Ineptitude in prosecuting the proposed amendments to 18C was then compounded by the character of the back-down. It was surely a no-brainer masterstroke to marry the back-down with the need to be ‘Team Australia’ in fighting terrorism. First off, good luck in charming the Muslim lobby into supporting measures to combat terrorism if there is any suggestion, Allah forbid, that those terrorists might just be Muslims. Second off, how the heck does nobbling free speech help in combating terrorism? To be able to speak out fearlessly is surely part of the armoury we need to have.

But back to economics after that short detour. Wasn’t it astounding, at least to those with an IQ of more than 90, when Eric Abetz had his no-brainer moment in proposing that job seekers apply for forty jobs a month as a condition of receiving the dole? I suppose this brainless proposal had the side benefit of briefly taking the pressure off Joe Hockey, who is looking more petulant by the day as people just simply don’t get how good he thinks his budget really is.

I suppose he thinks it must be good because the editor of The Australian said so. “The product is sound,” intoned the paper’s editorial. Well, here is news for Mr Hockey. The editorial writer who penned those words doesn’t know what he’s talking about. The budget is, in a word, ‘crap’, to quote the Prime Minister’s pre-election sentiment in regard to another topic.  The no-brainer in this case was that we must all contribute to fiscal repair.

The Australian took an example of a single parent with two children who is earning $45,000 a year and thought it OK that the net benefit flowing to this family would be cut by 24% under Hockey’s budget.
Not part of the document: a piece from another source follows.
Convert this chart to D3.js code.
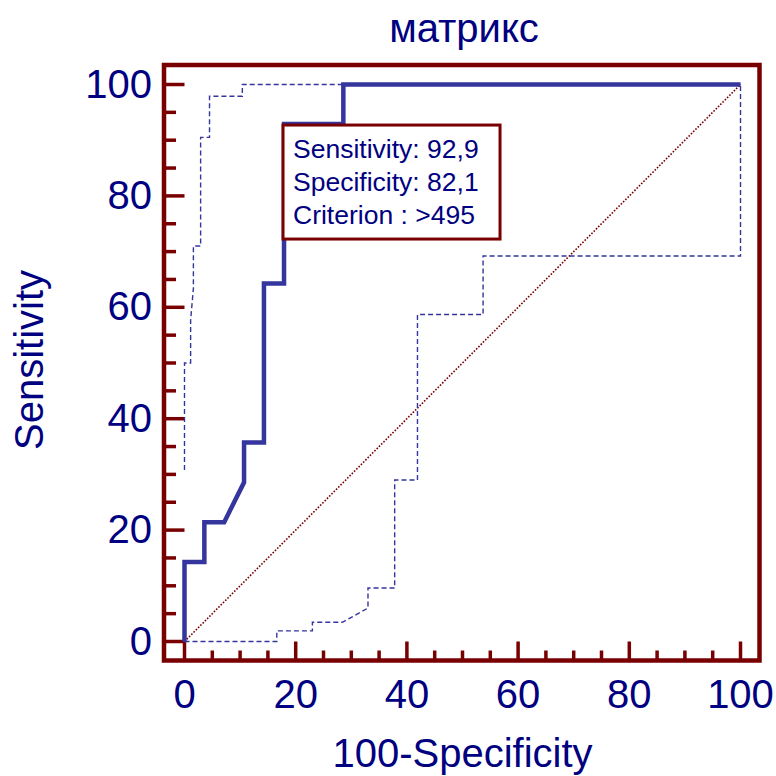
<!DOCTYPE html>
<html>
<head>
<meta charset="utf-8">
<script src="https://cdn.jsdelivr.net/npm/d3@7/dist/d3.min.js"></script>
<style>
  html, body { margin: 0; padding: 0; background: #fff; }
  svg { display: block; font-family: "Liberation Sans", Arial, sans-serif; }
</style>
</head>
<body>
<svg id="chart" width="776" height="776"></svg>
<script>
// ROC curve: x = 100 - Specificity, y = Sensitivity
const rocX = [0, 0, 3.57, 3.57, 7.14, 10.71, 10.71, 14.29, 14.29, 17.9, 17.9, 28.57, 28.57, 100];
const rocY = [0, 14.29, 14.29, 21.43, 21.43, 28.57, 35.71, 35.71, 64.29, 64.29, 92.9, 92.9, 100, 100];

// Upper confidence bound
const upperX = [0, 0, 1.1, 1.1, 1.6, 1.6, 2.9, 2.9, 4.5, 4.5, 10.4, 10.4, 100];
const upperY = [30.8, 50, 50, 57.7, 63.4, 71, 71, 90.5, 90.5, 97.9, 97.9, 100, 100];

// Lower confidence bound
const lowerX = [0, 16.6, 16.6, 23, 23, 28.4, 33, 33, 37.8, 37.8, 41.9, 41.9, 53.7, 53.7, 100, 100];
const lowerY = [0, 0, 1.9, 1.9, 3.45, 3.45, 6, 9.6, 9.6, 29, 29, 58.7, 58.7, 69.2, 69.2, 100];

// Reference diagonal
const diagX = [0, 100];
const diagY = [0, 100];

// Optimal criterion
const critSensitivity = 92.9;
const critSpecificity = 82.1;
const critLabel = ">495";

const majorTicks = [0, 20, 40, 60, 80, 100];
const minorTicks = d3.range(0, 101, 5);

const title = "матрикс";
const xTitle = "100-Specificity";
const yTitle = "Sensitivity";

const frameColor = "#780000";
const textColor = "#000080";
const lineColor = "#35359e";

const svg = d3.select("#chart");

const x = d3.scaleLinear().domain([0, 100]).range([184.5, 740.5]);
const y = d3.scaleLinear().domain([0, 100]).range([641.5, 84.5]);

const frame = { x0: 164, y0: 65, x1: 759.5, y1: 660.5 };

// Frame
svg.append("rect")
  .attr("x", frame.x0).attr("y", frame.y0)
  .attr("width", frame.x1 - frame.x0).attr("height", frame.y1 - frame.y0)
  .attr("fill", "none").attr("stroke", frameColor).attr("stroke-width", 4.5);

// Ticks on the left edge
svg.append("g").selectAll("line").data(minorTicks).join("line")
  .attr("x1", frame.x0).attr("x2", d => majorTicks.includes(d) ? x(0) : x(0) - 8.5)
  .attr("y1", d => y(d)).attr("y2", d => y(d))
  .attr("stroke", frameColor).attr("stroke-width", 3.5);

// Ticks on the bottom edge
svg.append("g").selectAll("line").data(minorTicks).join("line")
  .attr("y1", frame.y1).attr("y2", d => majorTicks.includes(d) ? y(0) : y(0) + 9)
  .attr("x1", d => x(d)).attr("x2", d => x(d))
  .attr("stroke", frameColor).attr("stroke-width", 3.5);

// Tick labels
svg.append("g").selectAll("text").data(majorTicks).join("text")
  .attr("x", 152).attr("y", d => y(d) + 13)
  .attr("text-anchor", "end").attr("font-size", 40).attr("fill", textColor)
  .text(d => d);

svg.append("g").selectAll("text").data(majorTicks).join("text")
  .attr("x", d => x(d)).attr("y", 708)
  .attr("text-anchor", "middle").attr("font-size", 40).attr("fill", textColor)
  .text(d => d);

// Titles
svg.append("text")
  .attr("x", 464).attr("y", 42)
  .attr("text-anchor", "middle").attr("font-size", 40).attr("fill", textColor)
  .text(title);

svg.append("text")
  .attr("x", (x(0) + x(100)) / 2).attr("y", 767)
  .attr("text-anchor", "middle").attr("font-size", 40).attr("fill", textColor)
  .text(xTitle);

svg.append("text")
  .attr("transform", `translate(43,${(y(0) + y(100)) / 2 - 3}) rotate(-90)`)
  .attr("text-anchor", "middle").attr("font-size", 40).attr("fill", textColor)
  .text(yTitle);

const line = d3.line().x(d => x(d[0])).y(d => y(d[1]));
const zip = (a, b) => a.map((v, i) => [v, b[i]]);

// Diagonal
svg.append("path")
  .attr("d", line(zip(diagX, diagY)))
  .attr("fill", "none").attr("stroke", frameColor)
  .attr("stroke-width", 1.6).attr("stroke-dasharray", "1.6,1.6");

// Confidence bounds
[zip(upperX, upperY), zip(lowerX, lowerY)].forEach(pts => {
  svg.append("path")
    .attr("d", line(pts))
    .attr("fill", "none").attr("stroke", lineColor)
    .attr("stroke-width", 1.4).attr("stroke-dasharray", "5,3");
});

// ROC curve
svg.append("path")
  .attr("d", line(zip(rocX, rocY)))
  .attr("fill", "none").attr("stroke", lineColor)
  .attr("stroke-width", 4.5).attr("stroke-linejoin", "miter");

// Criterion box anchored at the optimal point
const bx = x(100 - critSpecificity) - 1;
const by = y(critSensitivity) + 1;
const box = svg.append("g").attr("transform", `translate(${bx},${by})`);
box.append("rect")
  .attr("width", 217).attr("height", 114)
  .attr("fill", "#fff").attr("stroke", frameColor).attr("stroke-width", 3);
const fmt = v => d3.format(".1f")(v).replace(".", ",");
const lines = [
  `Sensitivity: ${fmt(critSensitivity)}`,
  `Specificity: ${fmt(critSpecificity)}`,
  `Criterion : ${critLabel}`
];
box.selectAll("text.info").data(lines).join("text")
  .attr("class", "info")
  .attr("x", 10).attr("y", (d, i) => 33 + i * 33)
  .attr("font-size", 26.5).attr("fill", textColor)
  .text(d => d);
</script>
</body>
</html>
That is just plainly unsellable. We simply can’t turn the clock back to a self-reliant age, however much conservatives like Hockey (and me) might pine for it. Watch Poirot on TV if you suffer from nostalgia. To get anywhere in today’s world we have to be pragmatic.

Often the discussion on the budget refers to the need to cut middle-class welfare. Quite right too; but a single parent with two children on $45,000 is not in the middle class. Neither is a pensioner couple on a basic pension of $30,000.
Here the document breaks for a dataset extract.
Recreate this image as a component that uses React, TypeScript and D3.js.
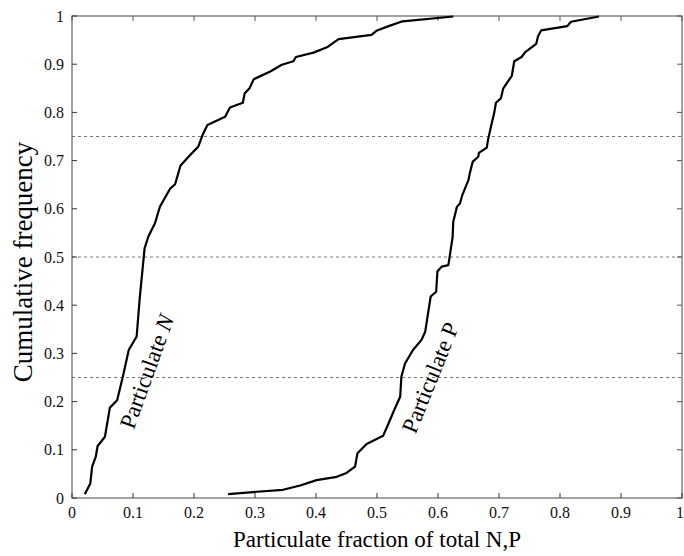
import React from "react";
import * as d3 from "d3";

const nX = [0.021, 0.030, 0.033, 0.039, 0.042, 0.054, 0.062, 0.074, 0.084, 0.093, 0.106, 0.111, 0.119, 0.125, 0.136, 0.144, 0.151, 0.161, 0.169, 0.178, 0.191, 0.207, 0.214, 0.222, 0.251, 0.259, 0.280, 0.283, 0.291, 0.298, 0.325, 0.344, 0.363, 0.367, 0.396, 0.418, 0.437, 0.491, 0.500, 0.519, 0.542, 0.625];
const nY = [0.008, 0.030, 0.065, 0.086, 0.108, 0.127, 0.187, 0.203, 0.255, 0.307, 0.335, 0.414, 0.518, 0.542, 0.570, 0.604, 0.620, 0.642, 0.651, 0.690, 0.708, 0.729, 0.753, 0.774, 0.791, 0.810, 0.820, 0.839, 0.850, 0.869, 0.885, 0.899, 0.906, 0.915, 0.924, 0.935, 0.952, 0.961, 0.970, 0.979, 0.989, 0.999];

const pX = [0.256, 0.303, 0.346, 0.374, 0.401, 0.434, 0.450, 0.464, 0.468, 0.483, 0.510, 0.519, 0.527, 0.538, 0.540, 0.546, 0.551, 0.559, 0.573, 0.579, 0.582, 0.588, 0.597, 0.599, 0.606, 0.617, 0.620, 0.624, 0.625, 0.631, 0.636, 0.640, 0.650, 0.652, 0.657, 0.666, 0.667, 0.680, 0.682, 0.688, 0.692, 0.695, 0.703, 0.707, 0.721, 0.725, 0.737, 0.743, 0.761, 0.764, 0.769, 0.812, 0.818, 0.864];
const pY = [0.008, 0.013, 0.017, 0.026, 0.037, 0.044, 0.052, 0.065, 0.093, 0.112, 0.129, 0.155, 0.179, 0.210, 0.252, 0.279, 0.290, 0.307, 0.328, 0.345, 0.369, 0.418, 0.428, 0.470, 0.480, 0.483, 0.508, 0.542, 0.573, 0.604, 0.611, 0.629, 0.660, 0.673, 0.698, 0.708, 0.716, 0.727, 0.743, 0.777, 0.798, 0.820, 0.829, 0.850, 0.876, 0.906, 0.915, 0.925, 0.942, 0.958, 0.970, 0.979, 0.988, 0.999];

const xTicks = [0, 0.1, 0.2, 0.3, 0.4, 0.5, 0.6, 0.7, 0.8, 0.9, 1];
const xTickLabels = ["0", "0.1", "0.2", "0.3", "0.4", "0.5", "0.6", "0.7", "0.8", "0.9", "1"];
const yTicks = [0, 0.1, 0.2, 0.3, 0.4, 0.5, 0.6, 0.7, 0.8, 0.9, 1];
const yTickLabels = ["0", "0.1", "0.2", "0.3", "0.4", "0.5", "0.6", "0.7", "0.8", "0.9", "1"];
const refLines = [0.25, 0.5, 0.75];

const W = 684, H = 556;
const left = 72, right = 682, top = 16, bottom = 498;
const font = "'Liberation Serif', 'Times New Roman', serif";

export default function App() {
  const x = d3.scaleLinear().domain([0, 1]).range([left, right]);
  const y = d3.scaleLinear().domain([0, 1]).range([bottom, top]);
  const line = d3.line<[number, number]>().x(d => x(d[0])).y(d => y(d[1]));
  const nPts: [number, number][] = nX.map((v, i) => [v, nY[i]]);
  const pPts: [number, number][] = pX.map((v, i) => [v, pY[i]]);
  const tl = 5;
  return (
    <svg width={W} height={H} style={{ position: "absolute", left: 0, top: 0, background: "#fff" }}>
      {refLines.map(v => (
        <line key={v} x1={left} x2={right} y1={y(v)} y2={y(v)} stroke="#666" strokeWidth={0.9} strokeDasharray="3,3" />
      ))}
      <rect x={left} y={top} width={right - left} height={bottom - top} fill="none" stroke="#444" strokeWidth={1} />
      {xTicks.map((v, i) => (
        <g key={"x" + i}>
          <line x1={x(v)} x2={x(v)} y1={bottom} y2={bottom - tl} stroke="#333" />
          <line x1={x(v)} x2={x(v)} y1={top} y2={top + tl} stroke="#555" />
          <text x={i === xTicks.length - 1 ? x(v) - 2 : x(v)} y={518} textAnchor="middle" fontFamily={font} fontSize={16} fill="#111">{xTickLabels[i]}</text>
        </g>
      ))}
      {yTicks.map((v, i) => (
        <g key={"y" + i}>
          <line x1={left} x2={left + tl} y1={y(v)} y2={y(v)} stroke="#333" />
          <line x1={right} x2={right - tl} y1={y(v)} y2={y(v)} stroke="#555" />
          <text x={64} y={y(v)} dy="0.35em" textAnchor="end" fontFamily={font} fontSize={16} fill="#111">{yTickLabels[i]}</text>
        </g>
      ))}
      <path d={line(nPts) || ""} fill="none" stroke="#000" strokeWidth={2.2} strokeLinejoin="round" />
      <path d={line(pPts) || ""} fill="none" stroke="#000" strokeWidth={2.2} strokeLinejoin="round" />
      <text transform="translate(146.5,371.5) rotate(-70)" textAnchor="middle" dy="0.35em" fontFamily={font} fontSize={23} fill="#000">
        Particulate <tspan fontStyle="italic">N</tspan>
      </text>
      <text transform="translate(430,377.5) rotate(-68)" textAnchor="middle" dy="0.35em" fontFamily={font} fontSize={23} fill="#000">
        Particulate P
      </text>
      <text x={(left + right) / 2} y={547} textAnchor="middle" fontFamily={font} fontSize={23} fill="#000">
        Particulate fraction of total N,P
      </text>
      <text transform="translate(32,262) rotate(-90)" textAnchor="middle" fontFamily={font} fontSize={27} fill="#000">
        Cumulative frequency
      </text>
    </svg>
  );
}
Then we have the repeal of the mining tax being linked to getting rid of the baby bonus and other welfare measures. Is this a bluff that only Hockey can comprehend? The tax raises no revenue to speak of, yet potentially impedes mining investment. The latest (July) employment figures underscored again that the trend rate of growth in employment is only two-thirds, roughly speaking, of the growth needed to soak up increases in the working age population.

We need investment and jobs. Exactly what strategy lies behind making the repeal of this tax contingent on reducing welfare expenditure? Get rid of it before all faith is lost in this government’s common sense.

Talking about common sense can someone explain why billionaires seem uncommonly lacking in it and yet make so much money? Bill Gates and Warren Buffet seem adept at making nonsensical statements about inequality and income tax rates in the US. Buffet for example thinks his secretary pays a higher tax rate than he does, completely overlooking the fact that his income comes from companies that have already paid corporate taxes.

Now we have our own billionaire to compete in the idiot-savant stakes with those in the US. And, no, I am not talking about Clive Palmer. Welfare bank cards which can’t be used for naughty things? Was that for real? Andrew Forest should stick to mining and Tony Abbott should understand that making a billion doesn’t make you Einstein.

I have a genuine no-brainer for Tony Abbott. Get some advisors with common sense, withdraw the budget and replace it with one that concentrates on tackling middle- and upper-class welfare, dump your self-indulgent PPL scheme, and sack Hockey. I would suggest you replace Hockey with Malcolm Turnbull if he wasn’t doing such a good job in communications. It’s not that I admire Mr Turnbull’s politics, but I suspect he might be able to put a budget together that doesn’t simply hand the reins of government to Bill Shorten.